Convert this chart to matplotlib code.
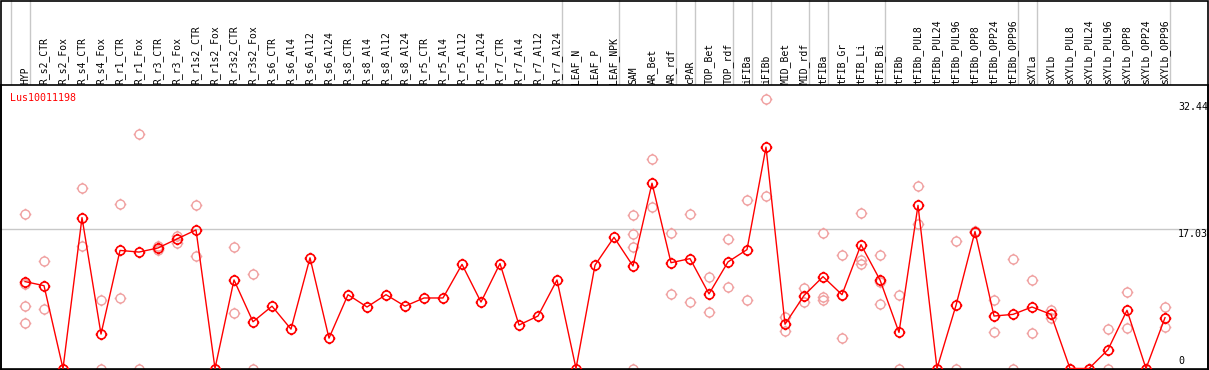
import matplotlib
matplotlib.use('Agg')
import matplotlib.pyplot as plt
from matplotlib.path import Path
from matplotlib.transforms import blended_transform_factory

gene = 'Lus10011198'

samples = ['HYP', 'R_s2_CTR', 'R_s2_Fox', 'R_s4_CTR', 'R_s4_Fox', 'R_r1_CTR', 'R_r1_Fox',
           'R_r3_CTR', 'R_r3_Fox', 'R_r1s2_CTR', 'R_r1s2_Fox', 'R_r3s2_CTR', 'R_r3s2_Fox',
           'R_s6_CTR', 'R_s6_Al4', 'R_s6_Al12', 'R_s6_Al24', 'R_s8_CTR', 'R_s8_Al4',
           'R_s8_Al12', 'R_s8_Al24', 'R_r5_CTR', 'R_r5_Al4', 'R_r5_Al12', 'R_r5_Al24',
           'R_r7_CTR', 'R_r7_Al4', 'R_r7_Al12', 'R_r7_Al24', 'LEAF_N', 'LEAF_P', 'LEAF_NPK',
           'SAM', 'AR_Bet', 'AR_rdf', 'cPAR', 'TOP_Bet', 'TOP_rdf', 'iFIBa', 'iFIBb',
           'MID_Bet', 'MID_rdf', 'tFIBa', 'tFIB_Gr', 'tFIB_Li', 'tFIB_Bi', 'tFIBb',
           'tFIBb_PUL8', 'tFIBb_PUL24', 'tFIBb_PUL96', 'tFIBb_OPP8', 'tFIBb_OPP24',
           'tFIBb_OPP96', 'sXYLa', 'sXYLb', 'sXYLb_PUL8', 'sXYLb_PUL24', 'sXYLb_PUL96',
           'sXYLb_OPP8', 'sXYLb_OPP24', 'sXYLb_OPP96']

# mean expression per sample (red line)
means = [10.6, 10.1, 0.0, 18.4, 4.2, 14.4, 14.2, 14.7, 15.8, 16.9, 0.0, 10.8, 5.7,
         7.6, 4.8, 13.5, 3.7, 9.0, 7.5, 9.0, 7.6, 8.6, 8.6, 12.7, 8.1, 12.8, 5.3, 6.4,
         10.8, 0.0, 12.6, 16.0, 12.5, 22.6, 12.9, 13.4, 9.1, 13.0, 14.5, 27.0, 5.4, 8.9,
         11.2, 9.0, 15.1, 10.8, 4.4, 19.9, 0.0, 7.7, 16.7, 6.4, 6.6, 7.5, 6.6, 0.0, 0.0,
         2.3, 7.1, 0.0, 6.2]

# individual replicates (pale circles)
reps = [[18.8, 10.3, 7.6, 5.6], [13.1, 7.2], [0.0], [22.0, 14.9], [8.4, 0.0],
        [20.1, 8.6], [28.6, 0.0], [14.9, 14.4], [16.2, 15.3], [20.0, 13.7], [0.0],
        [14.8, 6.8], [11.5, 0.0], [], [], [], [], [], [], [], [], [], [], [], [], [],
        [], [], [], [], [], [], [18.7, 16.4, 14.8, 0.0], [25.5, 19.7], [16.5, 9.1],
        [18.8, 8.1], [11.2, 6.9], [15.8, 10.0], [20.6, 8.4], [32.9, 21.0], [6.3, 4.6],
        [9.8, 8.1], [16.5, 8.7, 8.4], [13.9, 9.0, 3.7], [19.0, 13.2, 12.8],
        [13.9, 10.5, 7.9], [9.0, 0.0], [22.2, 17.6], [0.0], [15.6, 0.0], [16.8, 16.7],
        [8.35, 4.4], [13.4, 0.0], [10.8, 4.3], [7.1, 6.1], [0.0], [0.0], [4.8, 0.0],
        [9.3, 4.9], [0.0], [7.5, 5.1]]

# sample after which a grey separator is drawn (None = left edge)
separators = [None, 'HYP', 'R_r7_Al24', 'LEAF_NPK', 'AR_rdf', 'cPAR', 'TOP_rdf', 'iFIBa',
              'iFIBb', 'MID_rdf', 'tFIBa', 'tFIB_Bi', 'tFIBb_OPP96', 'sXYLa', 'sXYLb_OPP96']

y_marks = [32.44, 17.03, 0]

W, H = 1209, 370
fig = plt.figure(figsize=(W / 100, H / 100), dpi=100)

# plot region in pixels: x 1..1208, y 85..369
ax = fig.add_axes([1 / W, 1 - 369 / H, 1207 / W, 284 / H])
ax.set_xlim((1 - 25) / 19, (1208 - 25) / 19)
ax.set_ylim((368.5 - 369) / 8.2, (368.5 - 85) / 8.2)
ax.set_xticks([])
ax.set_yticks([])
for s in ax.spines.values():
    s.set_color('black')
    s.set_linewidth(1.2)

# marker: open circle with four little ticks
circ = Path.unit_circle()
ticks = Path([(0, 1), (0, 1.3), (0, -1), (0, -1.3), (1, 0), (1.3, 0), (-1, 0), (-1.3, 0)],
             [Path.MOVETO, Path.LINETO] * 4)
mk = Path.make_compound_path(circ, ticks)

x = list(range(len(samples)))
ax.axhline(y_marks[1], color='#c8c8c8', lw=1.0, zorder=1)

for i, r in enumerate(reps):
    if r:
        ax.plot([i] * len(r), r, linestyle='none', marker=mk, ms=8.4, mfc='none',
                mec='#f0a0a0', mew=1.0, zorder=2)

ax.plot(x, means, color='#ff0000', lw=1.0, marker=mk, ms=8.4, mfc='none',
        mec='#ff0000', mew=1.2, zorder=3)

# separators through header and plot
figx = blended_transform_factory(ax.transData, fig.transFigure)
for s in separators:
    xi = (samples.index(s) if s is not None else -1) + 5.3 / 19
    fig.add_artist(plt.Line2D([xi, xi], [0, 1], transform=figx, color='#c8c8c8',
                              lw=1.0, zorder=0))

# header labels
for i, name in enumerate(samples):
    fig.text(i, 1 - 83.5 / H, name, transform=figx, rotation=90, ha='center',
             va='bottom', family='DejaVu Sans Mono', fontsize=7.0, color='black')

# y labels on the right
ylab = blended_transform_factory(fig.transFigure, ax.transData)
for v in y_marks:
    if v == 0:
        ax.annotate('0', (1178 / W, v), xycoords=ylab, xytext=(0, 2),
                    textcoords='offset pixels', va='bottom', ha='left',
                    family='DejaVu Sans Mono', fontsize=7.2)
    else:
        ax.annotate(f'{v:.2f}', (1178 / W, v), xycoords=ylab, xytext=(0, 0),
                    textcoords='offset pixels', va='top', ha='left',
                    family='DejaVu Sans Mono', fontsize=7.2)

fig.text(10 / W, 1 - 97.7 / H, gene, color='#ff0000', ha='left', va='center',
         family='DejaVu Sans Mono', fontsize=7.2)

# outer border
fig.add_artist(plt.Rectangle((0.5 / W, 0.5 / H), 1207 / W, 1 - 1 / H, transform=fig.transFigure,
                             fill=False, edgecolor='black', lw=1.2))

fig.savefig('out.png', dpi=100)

### What to do
Make an exact copy of the lines from the top of the material through the line with "gene = 'Lus10011198'", pictures excluded.

### Full solution
Convert this chart to matplotlib code.
import matplotlib
matplotlib.use('Agg')
import matplotlib.pyplot as plt
from matplotlib.path import Path
from matplotlib.transforms import blended_transform_factory

gene = 'Lus10011198'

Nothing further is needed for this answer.